Each line that holds the word "code" counts once; report the total and nothing else.

──────────

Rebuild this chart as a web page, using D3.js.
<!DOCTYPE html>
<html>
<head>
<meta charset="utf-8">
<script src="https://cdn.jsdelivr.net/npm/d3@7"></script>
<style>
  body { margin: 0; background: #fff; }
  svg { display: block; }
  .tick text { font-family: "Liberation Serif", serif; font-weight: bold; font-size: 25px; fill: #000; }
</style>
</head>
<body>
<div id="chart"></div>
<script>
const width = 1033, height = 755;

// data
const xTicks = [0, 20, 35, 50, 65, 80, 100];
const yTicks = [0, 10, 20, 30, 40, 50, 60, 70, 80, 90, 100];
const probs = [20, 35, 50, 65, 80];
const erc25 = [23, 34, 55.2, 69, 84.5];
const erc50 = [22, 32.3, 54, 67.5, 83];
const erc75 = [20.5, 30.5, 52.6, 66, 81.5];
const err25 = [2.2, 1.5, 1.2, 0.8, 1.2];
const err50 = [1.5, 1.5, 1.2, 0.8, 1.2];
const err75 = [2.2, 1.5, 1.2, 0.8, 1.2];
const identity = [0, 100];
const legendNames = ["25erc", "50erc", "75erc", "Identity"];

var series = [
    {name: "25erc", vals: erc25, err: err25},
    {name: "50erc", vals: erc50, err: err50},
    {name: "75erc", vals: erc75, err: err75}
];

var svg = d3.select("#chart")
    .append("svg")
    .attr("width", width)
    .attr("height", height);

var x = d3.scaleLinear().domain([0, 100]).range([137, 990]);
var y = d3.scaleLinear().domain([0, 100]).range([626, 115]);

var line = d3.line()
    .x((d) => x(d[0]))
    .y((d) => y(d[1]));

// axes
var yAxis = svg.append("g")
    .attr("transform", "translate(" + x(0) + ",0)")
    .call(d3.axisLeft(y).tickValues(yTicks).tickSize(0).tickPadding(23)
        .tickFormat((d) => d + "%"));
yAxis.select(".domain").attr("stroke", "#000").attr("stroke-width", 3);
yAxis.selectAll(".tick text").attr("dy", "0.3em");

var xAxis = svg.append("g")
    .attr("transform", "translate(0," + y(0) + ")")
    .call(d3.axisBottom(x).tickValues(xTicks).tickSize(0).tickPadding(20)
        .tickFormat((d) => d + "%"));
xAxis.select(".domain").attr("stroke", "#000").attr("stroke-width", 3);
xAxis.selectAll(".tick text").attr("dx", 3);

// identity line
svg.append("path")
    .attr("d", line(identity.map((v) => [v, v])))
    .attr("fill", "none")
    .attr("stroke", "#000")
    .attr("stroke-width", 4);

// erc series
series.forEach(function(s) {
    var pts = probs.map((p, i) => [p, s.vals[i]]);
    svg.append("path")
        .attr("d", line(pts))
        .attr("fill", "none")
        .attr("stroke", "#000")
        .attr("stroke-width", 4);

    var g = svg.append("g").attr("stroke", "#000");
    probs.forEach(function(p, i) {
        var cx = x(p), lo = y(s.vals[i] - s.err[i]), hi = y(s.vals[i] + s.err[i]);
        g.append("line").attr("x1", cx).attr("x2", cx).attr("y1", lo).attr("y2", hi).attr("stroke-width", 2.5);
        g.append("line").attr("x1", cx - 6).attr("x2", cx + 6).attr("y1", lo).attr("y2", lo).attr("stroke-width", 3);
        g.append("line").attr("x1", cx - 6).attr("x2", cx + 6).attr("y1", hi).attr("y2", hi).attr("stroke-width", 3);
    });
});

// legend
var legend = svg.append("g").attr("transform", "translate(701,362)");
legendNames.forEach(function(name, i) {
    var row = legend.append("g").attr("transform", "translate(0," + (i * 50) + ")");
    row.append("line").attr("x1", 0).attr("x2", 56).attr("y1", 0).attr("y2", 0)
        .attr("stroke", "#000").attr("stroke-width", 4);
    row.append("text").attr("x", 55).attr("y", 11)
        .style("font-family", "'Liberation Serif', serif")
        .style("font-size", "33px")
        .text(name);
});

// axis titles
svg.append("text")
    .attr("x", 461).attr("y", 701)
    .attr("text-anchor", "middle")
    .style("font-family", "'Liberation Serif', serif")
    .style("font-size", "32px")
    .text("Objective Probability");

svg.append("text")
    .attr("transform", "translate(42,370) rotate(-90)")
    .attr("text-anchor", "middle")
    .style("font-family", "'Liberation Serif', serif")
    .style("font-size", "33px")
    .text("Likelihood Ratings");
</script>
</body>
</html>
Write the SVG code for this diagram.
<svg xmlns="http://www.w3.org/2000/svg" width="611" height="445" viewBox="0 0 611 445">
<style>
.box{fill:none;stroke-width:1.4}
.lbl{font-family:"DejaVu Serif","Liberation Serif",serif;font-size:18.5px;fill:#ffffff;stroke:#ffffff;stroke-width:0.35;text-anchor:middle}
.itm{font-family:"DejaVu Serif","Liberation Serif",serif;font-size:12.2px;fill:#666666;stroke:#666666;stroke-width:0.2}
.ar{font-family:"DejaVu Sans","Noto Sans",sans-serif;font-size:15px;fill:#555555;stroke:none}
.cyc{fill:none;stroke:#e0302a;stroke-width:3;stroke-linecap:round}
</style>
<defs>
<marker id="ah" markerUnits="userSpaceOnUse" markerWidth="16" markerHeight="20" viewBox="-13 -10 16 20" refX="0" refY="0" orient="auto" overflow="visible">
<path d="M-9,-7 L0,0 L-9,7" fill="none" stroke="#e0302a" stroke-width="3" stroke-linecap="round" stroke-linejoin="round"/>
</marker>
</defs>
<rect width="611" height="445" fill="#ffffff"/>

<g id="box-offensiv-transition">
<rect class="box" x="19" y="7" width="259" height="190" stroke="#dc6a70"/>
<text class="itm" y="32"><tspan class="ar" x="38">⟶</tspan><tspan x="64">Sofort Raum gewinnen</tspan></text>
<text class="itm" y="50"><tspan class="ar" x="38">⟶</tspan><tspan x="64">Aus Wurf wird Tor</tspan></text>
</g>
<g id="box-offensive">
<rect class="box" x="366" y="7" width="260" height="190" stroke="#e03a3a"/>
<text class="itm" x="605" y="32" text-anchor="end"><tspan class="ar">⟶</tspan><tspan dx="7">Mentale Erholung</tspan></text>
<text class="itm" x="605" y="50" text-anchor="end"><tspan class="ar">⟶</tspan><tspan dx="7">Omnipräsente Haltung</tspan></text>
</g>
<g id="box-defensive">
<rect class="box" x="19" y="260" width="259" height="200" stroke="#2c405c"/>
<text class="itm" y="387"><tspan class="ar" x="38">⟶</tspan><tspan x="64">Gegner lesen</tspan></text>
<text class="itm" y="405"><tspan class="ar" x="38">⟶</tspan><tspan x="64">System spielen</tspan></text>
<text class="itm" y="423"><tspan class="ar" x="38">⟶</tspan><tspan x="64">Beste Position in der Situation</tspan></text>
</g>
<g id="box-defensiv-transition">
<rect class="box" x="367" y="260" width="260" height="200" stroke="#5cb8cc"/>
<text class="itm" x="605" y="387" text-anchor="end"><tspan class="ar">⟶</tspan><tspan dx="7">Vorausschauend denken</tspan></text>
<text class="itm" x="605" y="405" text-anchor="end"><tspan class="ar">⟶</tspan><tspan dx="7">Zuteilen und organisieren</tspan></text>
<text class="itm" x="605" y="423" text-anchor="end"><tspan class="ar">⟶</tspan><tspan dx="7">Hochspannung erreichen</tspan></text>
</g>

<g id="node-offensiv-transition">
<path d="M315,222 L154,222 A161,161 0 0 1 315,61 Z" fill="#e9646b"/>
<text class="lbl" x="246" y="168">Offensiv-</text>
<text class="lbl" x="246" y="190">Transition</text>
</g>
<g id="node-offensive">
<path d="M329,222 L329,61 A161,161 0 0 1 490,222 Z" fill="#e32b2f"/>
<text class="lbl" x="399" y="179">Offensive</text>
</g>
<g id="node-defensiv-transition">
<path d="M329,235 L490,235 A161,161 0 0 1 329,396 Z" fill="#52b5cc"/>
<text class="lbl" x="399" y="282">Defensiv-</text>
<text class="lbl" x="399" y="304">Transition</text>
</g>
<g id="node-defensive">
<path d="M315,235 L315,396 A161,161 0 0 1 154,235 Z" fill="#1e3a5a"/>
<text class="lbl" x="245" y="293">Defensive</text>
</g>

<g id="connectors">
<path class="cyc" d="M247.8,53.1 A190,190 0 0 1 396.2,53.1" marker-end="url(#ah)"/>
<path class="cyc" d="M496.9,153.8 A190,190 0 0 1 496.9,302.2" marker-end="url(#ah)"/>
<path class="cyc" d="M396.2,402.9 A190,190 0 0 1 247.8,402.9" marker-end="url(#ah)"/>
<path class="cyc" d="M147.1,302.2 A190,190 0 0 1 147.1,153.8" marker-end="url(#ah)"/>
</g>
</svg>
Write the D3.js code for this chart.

──────────

• _ANSWER TO THE EXERCISE_
2